══ Information provided ══
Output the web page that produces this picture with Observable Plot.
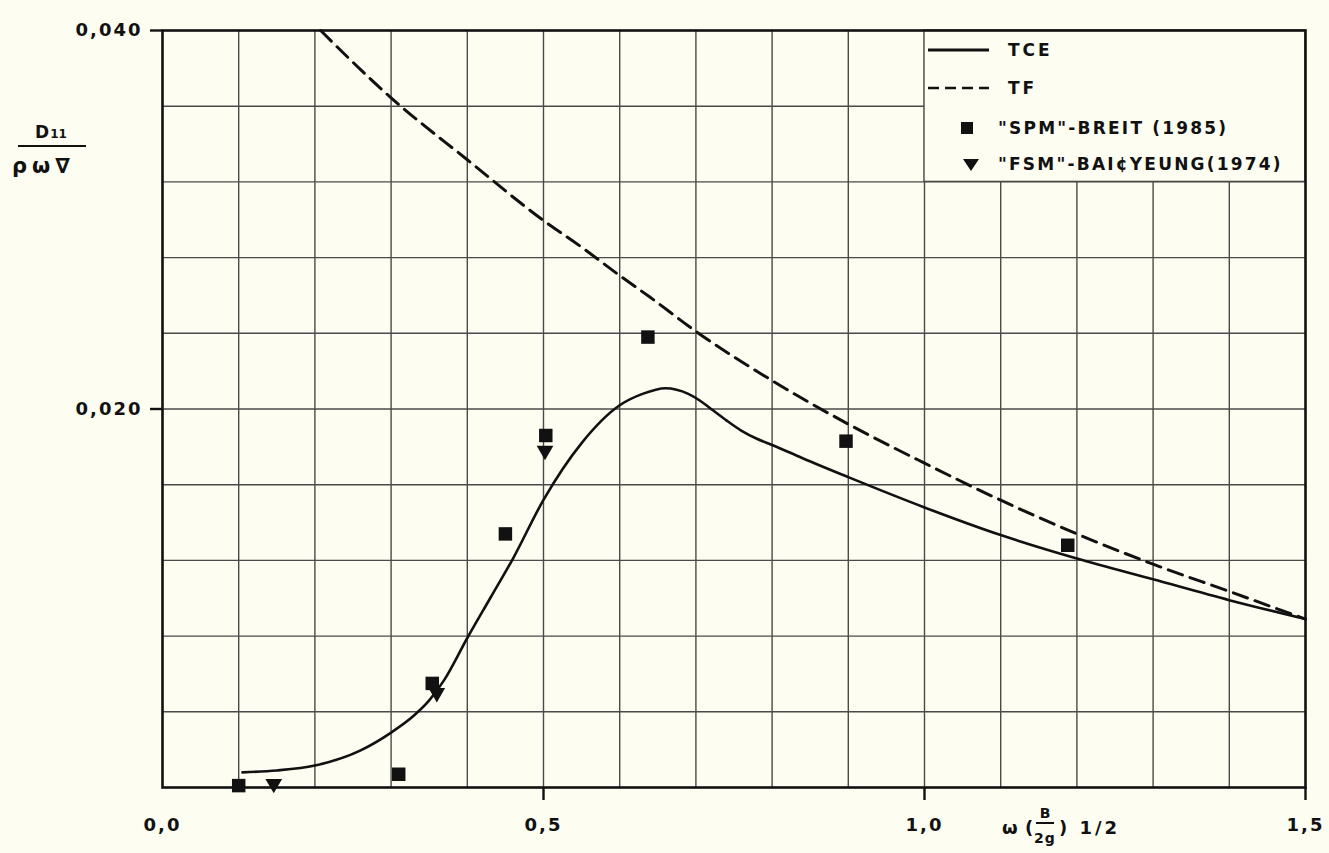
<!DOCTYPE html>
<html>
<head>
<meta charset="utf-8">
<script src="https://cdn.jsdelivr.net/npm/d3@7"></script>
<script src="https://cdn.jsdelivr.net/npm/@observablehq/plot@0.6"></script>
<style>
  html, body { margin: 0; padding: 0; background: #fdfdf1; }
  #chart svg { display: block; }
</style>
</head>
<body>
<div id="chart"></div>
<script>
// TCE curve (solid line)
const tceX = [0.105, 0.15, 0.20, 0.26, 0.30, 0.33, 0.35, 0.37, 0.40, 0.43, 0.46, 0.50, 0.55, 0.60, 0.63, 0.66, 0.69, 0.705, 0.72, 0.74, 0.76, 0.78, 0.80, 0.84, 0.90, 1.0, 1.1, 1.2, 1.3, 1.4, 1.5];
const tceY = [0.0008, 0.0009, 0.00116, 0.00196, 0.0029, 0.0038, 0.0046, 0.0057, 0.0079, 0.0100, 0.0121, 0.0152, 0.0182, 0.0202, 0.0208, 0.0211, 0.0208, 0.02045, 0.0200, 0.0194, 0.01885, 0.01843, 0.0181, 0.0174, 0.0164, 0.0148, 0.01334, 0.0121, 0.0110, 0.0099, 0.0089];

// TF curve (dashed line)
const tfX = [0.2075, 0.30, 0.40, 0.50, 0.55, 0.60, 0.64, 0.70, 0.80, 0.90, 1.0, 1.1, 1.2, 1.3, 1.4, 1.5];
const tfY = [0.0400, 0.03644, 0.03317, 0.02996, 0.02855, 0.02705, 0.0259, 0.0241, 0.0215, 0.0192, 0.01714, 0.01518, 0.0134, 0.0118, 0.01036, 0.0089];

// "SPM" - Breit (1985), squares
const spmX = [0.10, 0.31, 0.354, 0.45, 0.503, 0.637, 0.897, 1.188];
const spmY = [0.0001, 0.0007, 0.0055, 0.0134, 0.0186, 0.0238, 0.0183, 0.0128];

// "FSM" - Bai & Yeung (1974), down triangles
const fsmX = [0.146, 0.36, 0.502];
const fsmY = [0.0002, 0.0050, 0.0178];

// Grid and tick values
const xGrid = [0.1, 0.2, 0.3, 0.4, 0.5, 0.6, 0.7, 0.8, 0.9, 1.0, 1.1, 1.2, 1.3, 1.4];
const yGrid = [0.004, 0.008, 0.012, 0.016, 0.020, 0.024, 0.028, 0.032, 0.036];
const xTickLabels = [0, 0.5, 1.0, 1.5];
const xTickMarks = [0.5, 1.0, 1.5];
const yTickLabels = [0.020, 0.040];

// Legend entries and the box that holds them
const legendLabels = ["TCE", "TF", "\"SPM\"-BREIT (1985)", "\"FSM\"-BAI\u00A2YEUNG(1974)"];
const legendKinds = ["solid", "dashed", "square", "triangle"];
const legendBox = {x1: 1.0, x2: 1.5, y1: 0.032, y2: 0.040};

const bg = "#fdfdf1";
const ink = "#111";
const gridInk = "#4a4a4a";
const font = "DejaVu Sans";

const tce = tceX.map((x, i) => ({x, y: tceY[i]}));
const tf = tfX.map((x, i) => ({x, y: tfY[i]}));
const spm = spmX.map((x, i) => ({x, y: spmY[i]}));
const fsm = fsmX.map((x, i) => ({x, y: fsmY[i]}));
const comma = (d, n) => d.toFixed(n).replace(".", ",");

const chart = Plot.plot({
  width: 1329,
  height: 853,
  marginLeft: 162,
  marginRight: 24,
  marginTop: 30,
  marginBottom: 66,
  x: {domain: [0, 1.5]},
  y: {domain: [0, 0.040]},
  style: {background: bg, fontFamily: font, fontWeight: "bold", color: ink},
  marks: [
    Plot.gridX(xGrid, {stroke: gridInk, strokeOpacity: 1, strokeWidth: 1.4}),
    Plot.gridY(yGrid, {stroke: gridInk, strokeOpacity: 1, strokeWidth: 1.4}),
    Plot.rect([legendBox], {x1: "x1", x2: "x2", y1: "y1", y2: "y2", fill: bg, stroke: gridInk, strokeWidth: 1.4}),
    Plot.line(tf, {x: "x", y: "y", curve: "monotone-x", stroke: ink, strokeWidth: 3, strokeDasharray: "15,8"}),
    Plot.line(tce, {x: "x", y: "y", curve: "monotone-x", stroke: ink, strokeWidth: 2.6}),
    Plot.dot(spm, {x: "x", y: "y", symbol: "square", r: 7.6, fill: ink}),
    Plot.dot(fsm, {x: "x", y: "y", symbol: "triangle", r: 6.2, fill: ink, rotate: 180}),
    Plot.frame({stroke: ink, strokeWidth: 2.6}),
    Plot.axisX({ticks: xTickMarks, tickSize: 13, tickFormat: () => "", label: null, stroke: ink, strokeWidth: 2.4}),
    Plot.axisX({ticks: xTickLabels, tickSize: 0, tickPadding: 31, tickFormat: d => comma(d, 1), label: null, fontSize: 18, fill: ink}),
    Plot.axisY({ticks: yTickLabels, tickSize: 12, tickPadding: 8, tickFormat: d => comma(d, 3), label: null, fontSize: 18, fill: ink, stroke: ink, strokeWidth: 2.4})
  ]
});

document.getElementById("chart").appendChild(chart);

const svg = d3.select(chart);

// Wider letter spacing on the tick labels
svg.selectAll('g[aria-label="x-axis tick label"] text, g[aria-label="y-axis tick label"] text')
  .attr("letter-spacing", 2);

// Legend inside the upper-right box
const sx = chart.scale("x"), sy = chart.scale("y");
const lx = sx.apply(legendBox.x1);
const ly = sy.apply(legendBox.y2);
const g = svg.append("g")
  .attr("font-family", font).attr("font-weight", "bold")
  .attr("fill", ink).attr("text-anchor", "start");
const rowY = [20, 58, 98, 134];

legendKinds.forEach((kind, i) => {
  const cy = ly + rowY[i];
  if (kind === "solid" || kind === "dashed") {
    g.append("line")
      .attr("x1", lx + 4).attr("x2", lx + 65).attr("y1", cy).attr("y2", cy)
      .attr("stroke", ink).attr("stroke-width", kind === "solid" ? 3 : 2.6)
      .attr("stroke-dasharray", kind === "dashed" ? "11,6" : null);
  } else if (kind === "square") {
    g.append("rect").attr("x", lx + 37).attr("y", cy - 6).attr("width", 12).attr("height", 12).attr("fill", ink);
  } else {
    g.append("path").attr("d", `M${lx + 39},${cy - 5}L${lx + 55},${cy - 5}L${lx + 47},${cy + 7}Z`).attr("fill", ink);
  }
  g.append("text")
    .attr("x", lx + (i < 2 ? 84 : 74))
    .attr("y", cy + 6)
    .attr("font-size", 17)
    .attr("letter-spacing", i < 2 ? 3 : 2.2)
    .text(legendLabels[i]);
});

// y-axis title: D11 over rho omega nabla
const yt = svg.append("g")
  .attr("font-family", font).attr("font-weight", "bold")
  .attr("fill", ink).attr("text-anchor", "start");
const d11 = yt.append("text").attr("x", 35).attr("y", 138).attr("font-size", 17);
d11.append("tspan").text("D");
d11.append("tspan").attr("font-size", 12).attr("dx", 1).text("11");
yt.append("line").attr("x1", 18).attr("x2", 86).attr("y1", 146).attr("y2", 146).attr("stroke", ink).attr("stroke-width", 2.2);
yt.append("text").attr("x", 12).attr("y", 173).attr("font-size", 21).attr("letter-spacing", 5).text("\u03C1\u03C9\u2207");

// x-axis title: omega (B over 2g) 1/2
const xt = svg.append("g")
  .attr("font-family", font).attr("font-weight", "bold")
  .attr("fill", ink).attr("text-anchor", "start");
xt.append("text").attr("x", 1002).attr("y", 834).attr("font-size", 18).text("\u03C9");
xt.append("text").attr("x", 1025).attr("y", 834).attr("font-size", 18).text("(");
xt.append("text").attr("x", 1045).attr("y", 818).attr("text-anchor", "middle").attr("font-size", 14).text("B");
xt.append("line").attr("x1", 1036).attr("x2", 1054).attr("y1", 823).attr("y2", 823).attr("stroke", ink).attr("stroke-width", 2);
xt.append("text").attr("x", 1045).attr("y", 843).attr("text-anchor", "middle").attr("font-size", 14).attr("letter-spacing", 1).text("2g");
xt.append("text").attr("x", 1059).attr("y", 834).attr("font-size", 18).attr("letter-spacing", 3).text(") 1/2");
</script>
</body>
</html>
═══
_What the task requires_. Give back exactly the lines from the first line of the data through the line with "const yTickLabels = [0.020, 0.040];", pictures excluded.

_The result_.
Output the web page that produces this picture with Observable Plot.
<!DOCTYPE html>
<html>
<head>
<meta charset="utf-8">
<script src="https://cdn.jsdelivr.net/npm/d3@7"></script>
<script src="https://cdn.jsdelivr.net/npm/@observablehq/plot@0.6"></script>
<style>
  html, body { margin: 0; padding: 0; background: #fdfdf1; }
  #chart svg { display: block; }
</style>
</head>
<body>
<div id="chart"></div>
<script>
// TCE curve (solid line)
const tceX = [0.105, 0.15, 0.20, 0.26, 0.30, 0.33, 0.35, 0.37, 0.40, 0.43, 0.46, 0.50, 0.55, 0.60, 0.63, 0.66, 0.69, 0.705, 0.72, 0.74, 0.76, 0.78, 0.80, 0.84, 0.90, 1.0, 1.1, 1.2, 1.3, 1.4, 1.5];
const tceY = [0.0008, 0.0009, 0.00116, 0.00196, 0.0029, 0.0038, 0.0046, 0.0057, 0.0079, 0.0100, 0.0121, 0.0152, 0.0182, 0.0202, 0.0208, 0.0211, 0.0208, 0.02045, 0.0200, 0.0194, 0.01885, 0.01843, 0.0181, 0.0174, 0.0164, 0.0148, 0.01334, 0.0121, 0.0110, 0.0099, 0.0089];

// TF curve (dashed line)
const tfX = [0.2075, 0.30, 0.40, 0.50, 0.55, 0.60, 0.64, 0.70, 0.80, 0.90, 1.0, 1.1, 1.2, 1.3, 1.4, 1.5];
const tfY = [0.0400, 0.03644, 0.03317, 0.02996, 0.02855, 0.02705, 0.0259, 0.0241, 0.0215, 0.0192, 0.01714, 0.01518, 0.0134, 0.0118, 0.01036, 0.0089];

// "SPM" - Breit (1985), squares
const spmX = [0.10, 0.31, 0.354, 0.45, 0.503, 0.637, 0.897, 1.188];
const spmY = [0.0001, 0.0007, 0.0055, 0.0134, 0.0186, 0.0238, 0.0183, 0.0128];

// "FSM" - Bai & Yeung (1974), down triangles
const fsmX = [0.146, 0.36, 0.502];
const fsmY = [0.0002, 0.0050, 0.0178];

// Grid and tick values
const xGrid = [0.1, 0.2, 0.3, 0.4, 0.5, 0.6, 0.7, 0.8, 0.9, 1.0, 1.1, 1.2, 1.3, 1.4];
const yGrid = [0.004, 0.008, 0.012, 0.016, 0.020, 0.024, 0.028, 0.032, 0.036];
const xTickLabels = [0, 0.5, 1.0, 1.5];
const xTickMarks = [0.5, 1.0, 1.5];
const yTickLabels = [0.020, 0.040];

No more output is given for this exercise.